What a quintet. I guess there is no need to introduce any of the involved musicians to the regular reader of this blog. Five strong voices in one “choir”. There was, as the title implies, a Vol. 1 to this record. Both were recorded on the same day. So I imagine this evening in Chicago must have been a blast with altogether over 90 minutes of improvised music by one of the finest living quintets. For all who couldn’t make it that late December evening in 2018 myself included there are the two documents of the concert. Eyal Hareuveni wrote about the first Vol. here.
So let’s start with Vol.2.
The quintet I am talking about is Joe McPhee on pocket trumpet and tenor sax, Dave Rempis on tenor, alto and baritone sax, Tomeka Reid on cello, Brandon Lopez on bass and Paal Nilssen-Love on drums.

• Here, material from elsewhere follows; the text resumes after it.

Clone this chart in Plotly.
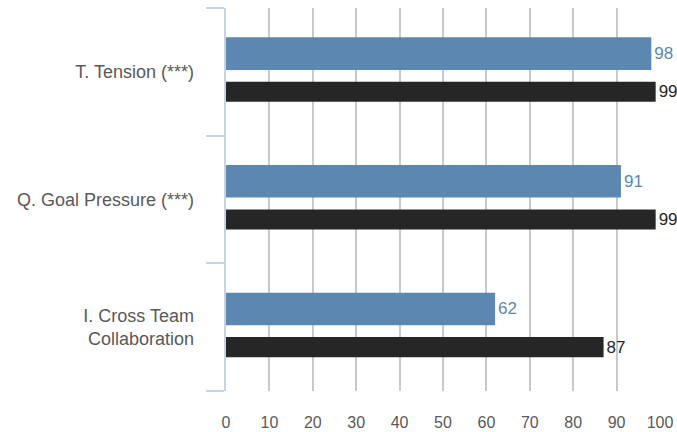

I have to admit that I am writing this review as a fan. I try to follow Nilssen-Love at least with a lot (all is just too much to master) of the stuff he is recording. I came across Brandon Lopez for the first time on the knknighgh project by Nate Wolley (a great record!) I don’t know if it is helpful or necessary to keep writing about each of the voices in this choir. They are all in their own unique way worth to listen to and follow.
The album starts rather quiet. Nilssen-Love is laying a percussive background with the support of Lopez on the bass. Reid and Rempis are starting a dialog on cello and sax. Listening to each other and moving lightly (if I may say so) on that solid ground of bass and drums (percussion). After five minutes the trumpet of Joe McPhee comes in and Nilssen-Love raises the pace for a few moments. Just to get back to a slow and more silent (?), searching (?), tender movement.
I could go on like that forever, as the tension again increases later on. The combination of players respective instruments changes all the time. And I am still listening (for the… I don’t know time) to the first track. One more word to Nilssen-Love and Lopez, if you don’t mind: the first track is firmly based on the bass and the drums. (I don’t want to use the term rhythm section because the things they do are a lot more than that.) They switch between free sounds and movements and moments of strong and clear rhythms.
The second cut starts with a solo by Reid who is joined by Lopez after a few minutes. You should sit still and close your eyes for this part of the album it is amazing. Rempis is coming along with some melodic sax lines. I have to admit I get lost in the beauty of this improvised sounds. A warm melancholy shapes the sound of this track.
I could go on like that through all the tracks. But I think you should listen to it by yourself. Which you can do via bandcamp:
The third track might be all in all the most uptempo one. But still that doesn’t change my impression of that warm melancholy. (My brother once said about the music of the band Tindersticks which does not fit into the blog at all, that it is the sunny side of sadness. Maybe this album is the sunny side of sadness in the context of improvised music.)
One last word: I was pretty sure that this review would end with four and a half stars because I want to keep the five stars for the albums that really deserve it. But listening to it while I am writing this I realise that this album is exactly one I am keeping the five stars for.